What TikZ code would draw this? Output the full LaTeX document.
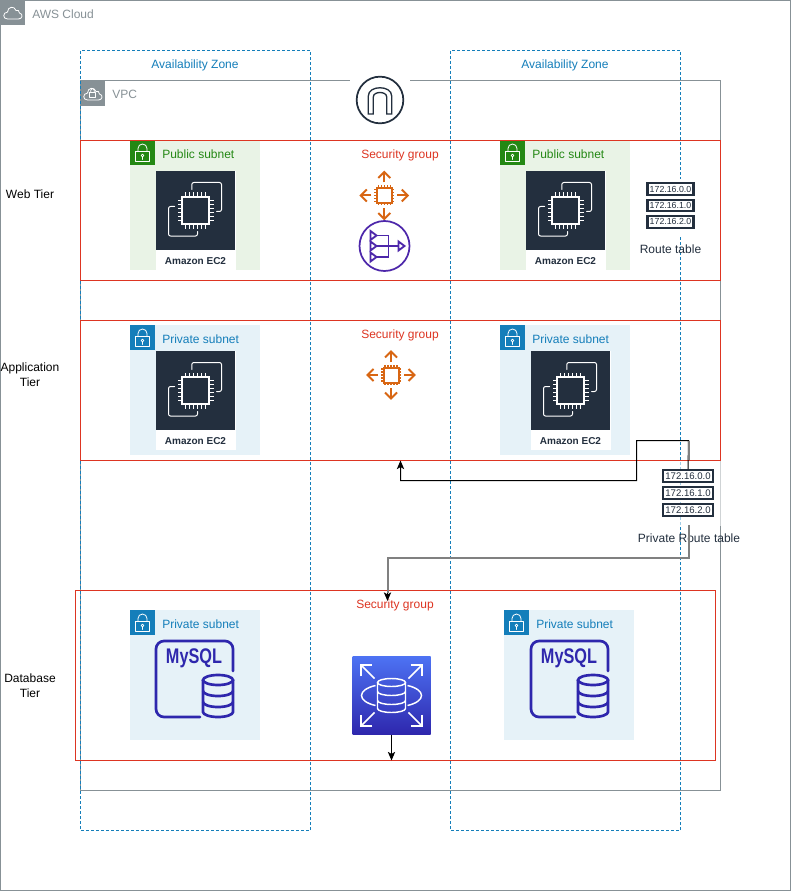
\documentclass[tikz,border=0pt]{standalone}
\usepackage{fontspec}
\usepackage{graphicx}
\setmainfont{Liberation Sans}
\usetikzlibrary{arrows.meta,calc}
\definecolor{awsgray}{HTML}{879196}
\definecolor{azblue}{HTML}{147EBA}
\definecolor{sgred}{HTML}{DD3522}
\definecolor{pubfill}{HTML}{E9F3E6}
\definecolor{privfill}{HTML}{E6F2F8}
\definecolor{pubgreen}{HTML}{248814}
\definecolor{navy}{HTML}{232F3E}
\definecolor{ec2orange}{HTML}{D86613}
\definecolor{natpurple}{HTML}{4D27AA}
\definecolor{dbblue}{HTML}{2E27AD}
\definecolor{rdstop}{HTML}{4D72F3}
\tikzset{
  x=0.75pt,y=-0.75pt,
  lbl/.style={font=\fontsize{9}{11}\selectfont,inner sep=0pt,align=center},
  grp/.style={draw=sgred,line width=0.75pt,inner sep=0pt,outer sep=0pt},
  head/.style={fill=#1,draw=none,minimum size=18.75pt,inner sep=0pt,outer sep=0pt},
  wline/.style={draw=white,line width=0.75pt,line join=round,line cap=round},
  conn/.style={draw=black,line width=0.75pt,-{Stealth[length=6.5pt,width=5.5pt,inset=1.6pt]}},
  connshadow/.style={draw=black!50,line width=1.5pt},
  pics/lockicon/.style={code={
    \draw[wline,line width=0.6pt] (-7,-1.5) rectangle (7,9);
    \draw[wline,line width=0.6pt] (-4.5,-1.5) -- (-4.5,-4) arc[start angle=180,end angle=360,radius=4.5] -- (4.5,-1.5);
    \draw[wline,line width=0.6pt] (0,3) circle (1.4);
    \draw[wline,line width=0.6pt] (0,4.4) -- (0,7);
  }},
  pics/cloudicon/.style={code={
    \draw[wline,line width=0.6pt] (-5,6.5) .. controls (-10,6.5) and (-10,0) .. (-5,-0.5) .. controls (-5,-6) and (2,-7) .. (3.5,-2) .. controls (5,-3) and (7,-2) .. (7,0.5) .. controls (11,1.5) and (10,6.5) .. (6,6.5) -- cycle;
  }},
  pics/chipicon/.style={code={
    \draw[wline,line width=1.3pt,line cap=butt,line join=miter] (-13.5,-13.5) rectangle (13.5,13.5);
    \foreach \k in {-10,-6,-2,2,6,10}{
      \draw[wline,line cap=butt] (\k,-13.5) -- (\k,-18);
      \draw[wline,line cap=butt] (\k,13.5) -- (\k,18);
      \draw[wline,line cap=butt] (-13.5,\k) -- (-18,\k);
      \draw[wline,line cap=butt] (13.5,\k) -- (18,\k);
    }
    \draw[wline,rounded corners=1.5pt] (-3.7,-21) -- (-3.7,-28) -- (26,-28) -- (26,1) -- (21,1);
    \draw[wline,rounded corners=1.5pt] (-21,-4) -- (-27,-4) -- (-27,25.5) -- (2,25.5) -- (2,21);
  }},
  pics/sgicon/.style={code={
    \draw[ec2orange,line width=1.5pt] (-7.5,-7.5) rectangle (7.5,7.5);
    \foreach \k in {-6,-3,0,3,6}{
      \draw[ec2orange,line width=0.8pt] (\k,-7.5) -- (\k,-10) (\k,7.5) -- (\k,10) (-7.5,\k) -- (-10,\k) (7.5,\k) -- (10,\k);
    }
    \foreach \a in {0,90,180,270}{
      \begin{scope}[rotate=\a]
        \draw[ec2orange,line width=1.5pt] (13,0) -- (23.5,0);
        \draw[ec2orange,line width=1.5pt] (17.5,-6) -- (23.5,0) -- (17.5,6);
      \end{scope}
    }
  }},
  pics/tablerows/.style n args={4}{code={
    \foreach \yy in {0,1,2}{
      \pgfmathtruncatemacro{\rowval}{\yy}
      \node[draw=navy,line width=1.6pt,fill=white,minimum width=#1,minimum height=#2,inner sep=0pt,font=\fontsize{#4}{8}\selectfont,text=navy] at (0,\yy*#3) {172.16.\rowval.0};
    }
  }},
  pics/mysqlicon/.style={code={
    \draw[dbblue,line width=2pt,line cap=round,rounded corners=6pt] (5,38) -- (-39,38) -- (-39,-38) -- (38,-38) -- (38,-8);
    \node[font=\bfseries\fontsize{12.2}{14}\selectfont,text=dbblue,inner sep=0pt] at (-1,-20.5) {\scalebox{1}[1.3]{MySQL}};
    \draw[dbblue,line width=2pt] (8,1) -- (8,33) arc[start angle=180,end angle=0,x radius=15,y radius=5] -- (38,1);
    \draw[dbblue,line width=2pt] (23,1) ellipse[x radius=15,y radius=5];
    \draw[dbblue,line width=2pt] (8,12) arc[start angle=180,end angle=0,x radius=15,y radius=5];
    \draw[dbblue,line width=2pt] (8,23) arc[start angle=180,end angle=0,x radius=15,y radius=5];
  }},
}
\newcommand{\subnet}[4]{%
  \node[fill=#4,draw=none,minimum size=97.5pt,inner sep=0pt,outer sep=0pt,anchor=north west] (#1) at (#2,#3) {};
}
\begin{document}
\begin{tikzpicture}
\useasboundingbox (0,0) rectangle (791,891);
\fill[white] (0,0) rectangle (791,891);
% AWS cloud
\coordinate (c1) at (0.5,0.5); \coordinate (c2) at (790.5,890.5);
\draw[draw=awsgray,line width=0.75pt] (c1) rectangle (c2);
\node[head=awsgray,anchor=north west] (cloudhead) at (0,0) {};
\pic at (cloudhead.center) {cloudicon};
\node[lbl,anchor=west,text=awsgray] (cloudlbl) at (32,14) {AWS Cloud};
% VPC
\draw[draw=awsgray,line width=0.75pt] (80.5,81) rectangle (720.5,790.5);
\node[head=awsgray,anchor=north west] (vpchead) at (80,81) {};
\pic at (vpchead.center) {cloudicon};
\draw[wline,line width=0.5pt] (89.5,92) rectangle (95.5,97);
\draw[wline,line width=0.5pt] (90.8,92) -- (90.8,90) arc[start angle=180,end angle=360,radius=1.7] -- (94.2,92);
\node[lbl,anchor=west,text=awsgray] (vpclbl) at (112,94) {VPC};
% AZ
\draw[azblue,line width=0.75pt,dash pattern=on 2.25pt off 1.5pt] (80.5,51) rectangle (310.5,830.5);
\draw[azblue,line width=0.75pt,dash pattern=on 2.25pt off 1.5pt] (450.5,51) rectangle (680.5,830.5);
\node[lbl,text=azblue] (az1) at (195,65) {Availability Zone};
\node[lbl,text=azblue] (az2) at (565,65) {Availability Zone};
% Internet gateway
\fill[white] (350,60) rectangle (410,125);
\node[circle,draw=navy,line width=1.3pt,minimum size=35pt,inner sep=0pt] (igw) at (380,100) {};
\draw[navy,line width=1pt,line join=miter] (368.3,114) -- (368.3,96) .. controls (368.3,85) and (391.7,85) .. (391.7,96) -- (391.7,114) -- (386.7,114) -- (386.7,97) .. controls (386.7,91) and (373.3,91) .. (373.3,97) -- (373.3,114) -- cycle;
% Subnets
\subnet{sub1}{130}{140}{pubfill}
\subnet{sub2}{500}{140}{pubfill}
\subnet{sub3}{130}{325}{privfill}
\subnet{sub4}{500}{325}{privfill}
\subnet{sub5}{130}{610}{privfill}
\subnet{sub6}{504}{610}{privfill}
\foreach \nm/\col/\tx in {sub1/pubgreen/Public subnet,sub2/pubgreen/Public subnet,sub3/azblue/Private subnet,sub4/azblue/Private subnet,sub5/azblue/Private subnet,sub6/azblue/Private subnet}{
  \node[head=\col,anchor=north west] (\nm h) at (\nm.north west) {};
  \pic at (\nm h.center) {lockicon};
  \node[lbl,anchor=west,text=\col] (\nm t) at ($(\nm.north west)+(32,14.5)$) {\tx};
}
% EC2 tiles
\foreach \nm/\xx/\yy in {e1/195.5/210.5,e2/565.5/210.5,e3/195.5/390.5,e4/570.5/390.5}{
  \node[fill=white,minimum width=60pt,minimum height=74.5pt,inner sep=0pt] (\nm bg) at (\xx,\yy+10) {};
  \node[fill=navy,minimum size=59pt,inner sep=0pt] (\nm) at (\xx,\yy) {};
  \pic at (\nm.center) {chipicon};
  \node[font=\bfseries\fontsize{7.5}{9}\selectfont,text=navy,inner sep=0pt] (\nm l) at (\xx,\yy+51) {Amazon EC2};
}
% MySQL
\pic at (195,679) {mysqlicon};
\pic at (570,679) {mysqlicon};
% Tier groups
\node[grp,minimum width=480pt,minimum height=105pt,anchor=north west] (webtier) at (80.5,140.5) {};
\node[grp,minimum width=480pt,minimum height=105pt,anchor=north west] (apptier) at (80.5,320.5) {};
\node[grp,minimum width=480pt,minimum height=127.5pt,anchor=north west] (dbtier) at (75.5,590.5) {};
% RDS
\shade[bottom color=dbblue,top color=rdstop] (352.5,656.5) rectangle (430.5,734.5);
\node[minimum size=58.5pt,inner sep=0pt,outer sep=0pt] (rds) at (391.5,695.5) {};
\begin{scope}[shift={(391.5,695.5)},white,line width=1.1pt]
  \draw (-16,-10) .. controls (-25,-8) and (-30,-4) .. (-30,0) .. controls (-30,4) and (-25,8) .. (-16,10);
  \draw (16,-10) .. controls (25,-8) and (30,-4) .. (30,0) .. controls (30,4) and (25,8) .. (16,10);
  \draw (0,-13) ellipse[x radius=14,y radius=4];
  \draw (-14,-13) -- (-14,13) arc[start angle=180,end angle=0,x radius=14,y radius=4] -- (14,-13);
  \draw (-14,-4) arc[start angle=180,end angle=0,x radius=14,y radius=4];
  \draw (-14,5) arc[start angle=180,end angle=0,x radius=14,y radius=4];
  \foreach \a in {45,135,225,315}{
    \begin{scope}[rotate=\a]
      \draw (24,0) -- (43,0);
      \draw (35,-8) -- (43,0) -- (35,8);
    \end{scope}
  }
\end{scope}
\node[lbl,text=sgred] (sg1) at (400,155) {Security group};
\node[lbl,text=sgred] (sg2) at (400,335) {Security group};
\node[lbl,text=sgred] (sg3) at (395,605) {Security group};
% Security icons
\pic at (384.3,195.5) {sgicon};
\pic at (391,375) {sgicon};
% NAT
\node[circle,draw=natpurple,line width=1.3pt,minimum size=37.5pt,inner sep=0pt] (nat) at (384.5,246) {};
\begin{scope}[shift={(384.5,246)},natpurple,line width=1.4pt,line join=miter]
  \draw (-14,-15) -- (-8,-10.5) -- (-14,-6) -- cycle;
  \draw (-14,-4.5) -- (-8,0) -- (-14,4.5) -- cycle;
  \draw (-14,6.5) -- (-8,11) -- (-14,15.5) -- cycle;
  \draw (-8,-10.5) -- (4,-10.5) -- (4,11) -- (-8,11);
  \draw (-8,0) -- (14,0);
  \draw (14,-4.5) -- (20,0) -- (14,4.5) -- cycle;
\end{scope}
% Route tables
\node[fill=white,minimum width=36pt,minimum height=42pt,inner sep=0pt] (rt1bg) at (670,207) {};
\pic at (670.5,189) {tablerows={34.5pt}{8.7pt}{16.4}{6.6}};
\node[lbl,text=navy] (rt1) at (670.5,249.5) {Route table};
\node[fill=white,fill opacity=0.6,minimum width=49pt,minimum height=48.75pt,inner sep=0pt,anchor=north west] (rt2bg) at (655,461) {};
\node[inner sep=0pt,minimum width=40pt,minimum height=37pt] (rt2) at (688,494) {};
\pic at (688,476) {tablerows={37.5pt}{9.5pt}{17}{7.2}};
\node[lbl,text=navy] (rt2l) at (689,538.5) {Private Route table};
% Connectors
\coordinate (j1) at (688.5,440.5);
\coordinate (j2) at (636.5,440.5);
\coordinate (j3) at (636.5,480.5);
\coordinate (j4) at (688.5,558);
\coordinate (j5) at (387.5,558);
\coordinate (j6) at (387.5,601);
\coordinate (s0) at (688.5,525);
\draw[conn] (rt2.north) -- (j1) -- (j2) -- (j3) -| (apptier.south);
\draw[connshadow] (j1) -- (688.5,460);
\draw[conn] (s0) -- (j4) -- (j5) -- (j6);
\draw[connshadow,line join=miter] (s0) -- (j4) -- (j5) -- (387.5,593);
\draw[conn] (rds.south) -- (rds.south |- dbtier.south);
% Tier labels
\node[lbl,text=black] (t1) at (30,194.5) {Web Tier};
\node[lbl,text=black] (t2) at (30,374.5) {Application\\Tier};
\node[lbl,text=black] (t3) at (30,685.5) {Database\\Tier};
\end{tikzpicture}
\end{document}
|---|
• What to produce
Using the material above, report each line where "code" occurs.

• Exercise response
What TikZ code would draw this? Output the full LaTeX document.
  pics/lockicon/.style={code={
  pics/cloudicon/.style={code={
  pics/chipicon/.style={code={
  pics/sgicon/.style={code={
  pics/tablerows/.style n args={4}{code={
  pics/mysqlicon/.style={code={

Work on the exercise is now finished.